Short exercise: Please print exactly the lines below, from the start of the material up to and including the line with "(title) at (22,37)", but none of the pictures.

_ _ _

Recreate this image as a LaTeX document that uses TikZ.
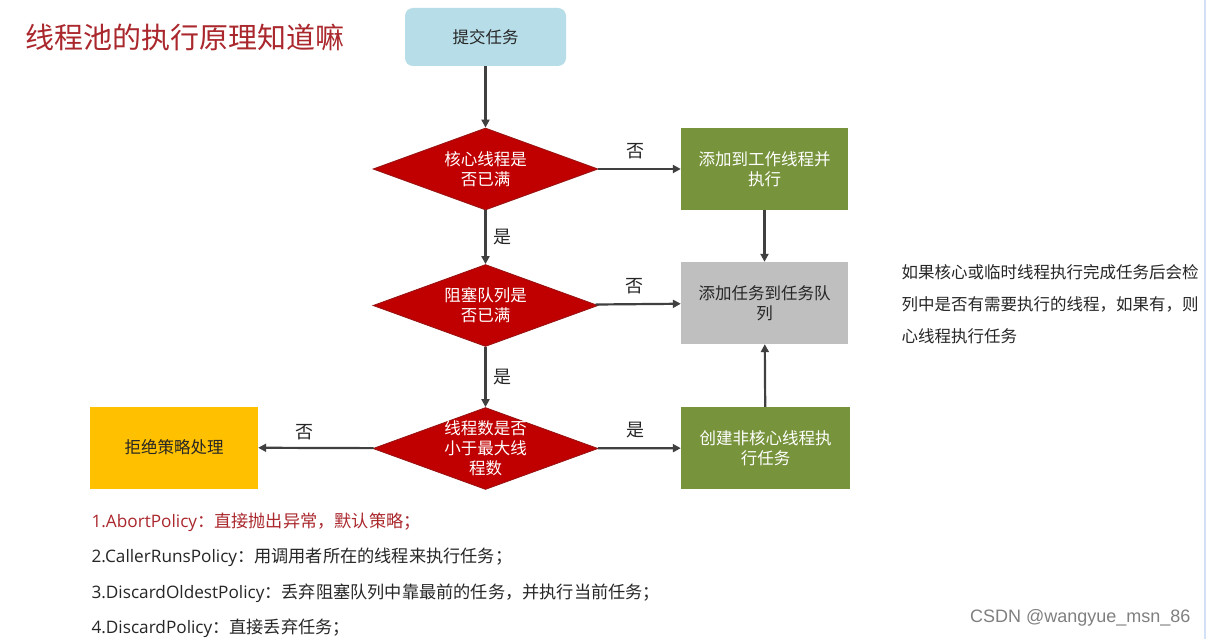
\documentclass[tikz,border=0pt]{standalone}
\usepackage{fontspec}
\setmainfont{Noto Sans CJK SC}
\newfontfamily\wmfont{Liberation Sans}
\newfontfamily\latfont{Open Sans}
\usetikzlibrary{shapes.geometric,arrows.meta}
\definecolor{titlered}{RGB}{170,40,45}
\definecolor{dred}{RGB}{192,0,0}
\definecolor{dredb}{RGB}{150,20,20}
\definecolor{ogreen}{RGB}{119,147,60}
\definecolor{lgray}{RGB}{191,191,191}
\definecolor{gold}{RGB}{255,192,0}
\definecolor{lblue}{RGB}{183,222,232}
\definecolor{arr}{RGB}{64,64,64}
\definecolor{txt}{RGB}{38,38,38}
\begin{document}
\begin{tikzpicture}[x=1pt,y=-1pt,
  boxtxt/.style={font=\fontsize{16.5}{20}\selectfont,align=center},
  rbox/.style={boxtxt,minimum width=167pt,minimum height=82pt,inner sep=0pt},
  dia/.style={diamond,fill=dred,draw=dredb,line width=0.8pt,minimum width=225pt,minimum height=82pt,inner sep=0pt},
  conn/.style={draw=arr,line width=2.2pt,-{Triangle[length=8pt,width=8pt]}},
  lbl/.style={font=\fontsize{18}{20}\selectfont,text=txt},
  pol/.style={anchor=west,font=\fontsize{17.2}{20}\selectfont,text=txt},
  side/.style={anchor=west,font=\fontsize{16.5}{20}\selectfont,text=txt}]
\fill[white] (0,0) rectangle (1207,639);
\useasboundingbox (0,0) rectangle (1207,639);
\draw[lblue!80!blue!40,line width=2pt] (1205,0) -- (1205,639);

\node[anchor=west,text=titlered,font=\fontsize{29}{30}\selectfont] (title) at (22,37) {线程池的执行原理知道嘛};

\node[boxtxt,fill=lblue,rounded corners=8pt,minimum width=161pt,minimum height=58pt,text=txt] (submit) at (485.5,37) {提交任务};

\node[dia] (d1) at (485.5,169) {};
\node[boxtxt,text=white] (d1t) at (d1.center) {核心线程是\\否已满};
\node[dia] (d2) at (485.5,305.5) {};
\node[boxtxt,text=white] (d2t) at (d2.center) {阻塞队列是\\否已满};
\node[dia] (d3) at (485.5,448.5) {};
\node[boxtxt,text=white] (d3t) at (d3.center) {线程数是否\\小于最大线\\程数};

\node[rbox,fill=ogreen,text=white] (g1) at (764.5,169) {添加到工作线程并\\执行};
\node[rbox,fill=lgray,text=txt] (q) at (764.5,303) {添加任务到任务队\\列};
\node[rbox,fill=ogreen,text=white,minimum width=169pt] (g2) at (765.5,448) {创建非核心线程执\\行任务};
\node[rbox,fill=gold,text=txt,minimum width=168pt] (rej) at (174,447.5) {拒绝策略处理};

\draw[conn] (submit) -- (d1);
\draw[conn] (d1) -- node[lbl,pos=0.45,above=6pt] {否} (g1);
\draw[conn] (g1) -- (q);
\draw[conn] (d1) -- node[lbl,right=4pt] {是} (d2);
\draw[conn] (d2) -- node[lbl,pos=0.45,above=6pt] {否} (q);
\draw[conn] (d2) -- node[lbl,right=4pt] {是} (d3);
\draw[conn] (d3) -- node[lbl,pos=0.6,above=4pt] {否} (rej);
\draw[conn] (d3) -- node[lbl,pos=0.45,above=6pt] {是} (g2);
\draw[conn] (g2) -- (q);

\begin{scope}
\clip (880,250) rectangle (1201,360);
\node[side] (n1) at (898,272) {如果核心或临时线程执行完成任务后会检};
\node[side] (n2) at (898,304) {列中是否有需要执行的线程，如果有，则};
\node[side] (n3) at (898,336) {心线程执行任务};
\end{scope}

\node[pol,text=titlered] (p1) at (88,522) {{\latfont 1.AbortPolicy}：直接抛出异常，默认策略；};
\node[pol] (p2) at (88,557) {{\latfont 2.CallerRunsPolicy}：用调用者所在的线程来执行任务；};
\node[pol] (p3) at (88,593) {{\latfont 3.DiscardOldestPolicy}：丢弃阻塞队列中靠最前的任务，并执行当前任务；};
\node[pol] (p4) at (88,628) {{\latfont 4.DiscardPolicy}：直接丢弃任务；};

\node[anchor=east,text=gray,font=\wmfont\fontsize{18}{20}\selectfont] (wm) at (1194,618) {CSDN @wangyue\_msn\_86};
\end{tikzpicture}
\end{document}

_ _ _

Exercise output:
Recreate this image as a LaTeX document that uses TikZ.
\documentclass[tikz,border=0pt]{standalone}
\usepackage{fontspec}
\setmainfont{Noto Sans CJK SC}
\newfontfamily\wmfont{Liberation Sans}
\newfontfamily\latfont{Open Sans}
\usetikzlibrary{shapes.geometric,arrows.meta}
\definecolor{titlered}{RGB}{170,40,45}
\definecolor{dred}{RGB}{192,0,0}
\definecolor{dredb}{RGB}{150,20,20}
\definecolor{ogreen}{RGB}{119,147,60}
\definecolor{lgray}{RGB}{191,191,191}
\definecolor{gold}{RGB}{255,192,0}
\definecolor{lblue}{RGB}{183,222,232}
\definecolor{arr}{RGB}{64,64,64}
\definecolor{txt}{RGB}{38,38,38}
\begin{document}
\begin{tikzpicture}[x=1pt,y=-1pt,
  boxtxt/.style={font=\fontsize{16.5}{20}\selectfont,align=center},
  rbox/.style={boxtxt,minimum width=167pt,minimum height=82pt,inner sep=0pt},
  dia/.style={diamond,fill=dred,draw=dredb,line width=0.8pt,minimum width=225pt,minimum height=82pt,inner sep=0pt},
  conn/.style={draw=arr,line width=2.2pt,-{Triangle[length=8pt,width=8pt]}},
  lbl/.style={font=\fontsize{18}{20}\selectfont,text=txt},
  pol/.style={anchor=west,font=\fontsize{17.2}{20}\selectfont,text=txt},
  side/.style={anchor=west,font=\fontsize{16.5}{20}\selectfont,text=txt}]
\fill[white] (0,0) rectangle (1207,639);
\useasboundingbox (0,0) rectangle (1207,639);
\draw[lblue!80!blue!40,line width=2pt] (1205,0) -- (1205,639);

\node[anchor=west,text=titlered,font=\fontsize{29}{30}\selectfont] (title) at (22,37) {线程池的执行原理知道嘛};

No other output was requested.